When I go out for any reason, I meticulously plan every trip detail. Call it OCD or my intelligence training—I have to plan. Part of my planning is to give myself between 30 and 45 minutes to get to where I need to go. I think this probably comes from when I was younger. My parents were late to every single function. And not just a little bit late...sometimes hours late. Even though I had no control over when we arrived, I still felt the hot sting of humiliation on my cheeks.
As an adult with a driver's license, I vowed never to be late for anything again. I've stuck to that vow, but I think I need to make some adjustments to my actions and my thinking. The other day I was driving—I was behind a cement truck moving at a glacial pace and had about 2 miles until I had to turn. Ordinarily, I would get pissy until I could get around the truck. This time I didn't go around the truck even when I could.
I examined my emotions and decided to stay patient and precisely where I was. I was still going to arrive with about 20 minutes to spare, so there was no reason, other than vanity, to have a meltdown about the slow truck. The truck was just the symbol of my usual frustration when I think I'm going to be late for something.
Being introspective and aware of your emotions is easy, as I demonstrated above. First, I laid out the situation and the emotion that went with the action. Then I broke down the reasons why I felt those emotions. Finally, since I was able to identify the trigger, I was ready when those emotions sprung back up while I was behind the slow-moving truck.
Part of the reason I am advocating for introspection and mental health is selfish. I don't want to end up in a situation where a person, who has no idea how to govern their emotions, isn't able to find food. While their stomach is rumbling, they won't be able to make rational decisions based on their emotions. In the pursuit of cessation of their hunger, they will likely take missteps that could get them or someone else killed.

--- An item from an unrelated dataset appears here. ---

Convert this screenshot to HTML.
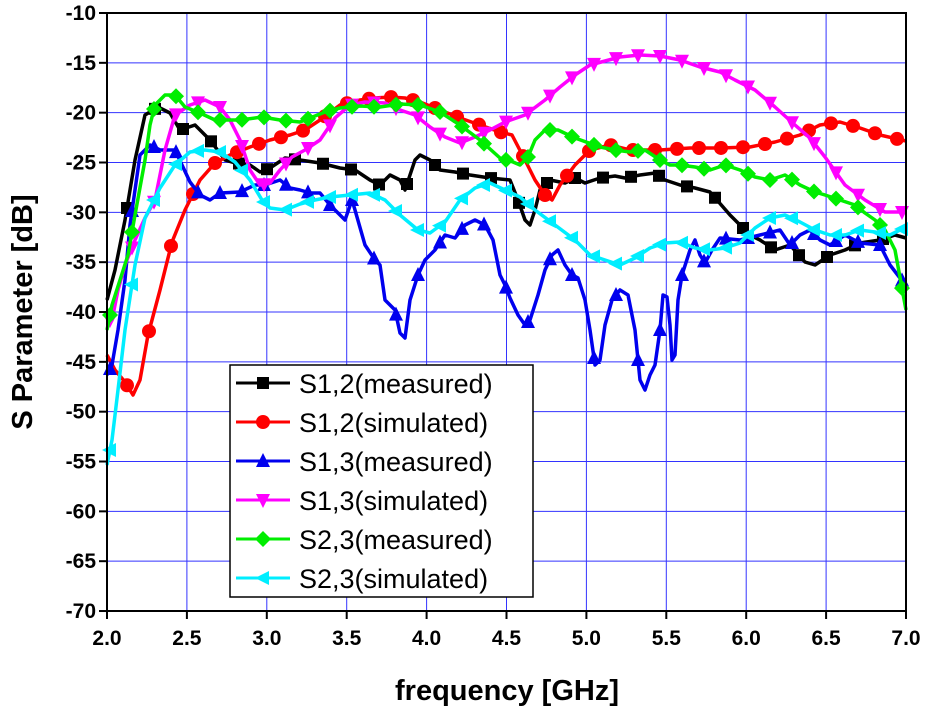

I'm not even being the least bit hyperbolic. The known world is falling apart before our very eyes. The disastrous administration of world affairs, as orchestrated by the stagnant Washington swamp dwellers, is untethering itself from reality.
Trans women are women, but a woman can't be biologically defined. The president doesn't even know what century it is. World War III is officially underway. Food shortages have barely started, but it's so damn noticeable. The drought maps are increasing. People have to work to be able to afford gas to be able to get to work. Children are being used as political pawns. And the Government is actively trying to assassinate their constituents.
As you can discern, up is down, and left is right. Every day we face the next great calamity to replace whatever our short attention span has tossed in the gutter. There have been so many life-changing spectacles in the past 24-months that I'm surprised more people don't have whiplash.
What's it going to take to break you? Some manly men out there and some tough ladies probably think, “shit, nothing’s gonna break me.” And those people would be morons. Everyone is breakable. Part of my military intelligence training and experience surrounds human intelligence, i.e., tactical questioning. Everyone breaks—it's just a matter of how much you want it to hurt.
Look, I'm not perfect—no one is perfect. Pursuing perfection is impossible, but that shouldn't deter you from working on yourself every day.
You need to have some uncomfortable conversations with yourself very soon. How ready are you to live in a country on the brink of collapse? I pride myself on my emotional intelligence, and I can tell you that I'm incredibly anxious about what's to come.
Do I work on my emotions to give myself a fighting chance? Or do I just allow myself to drown?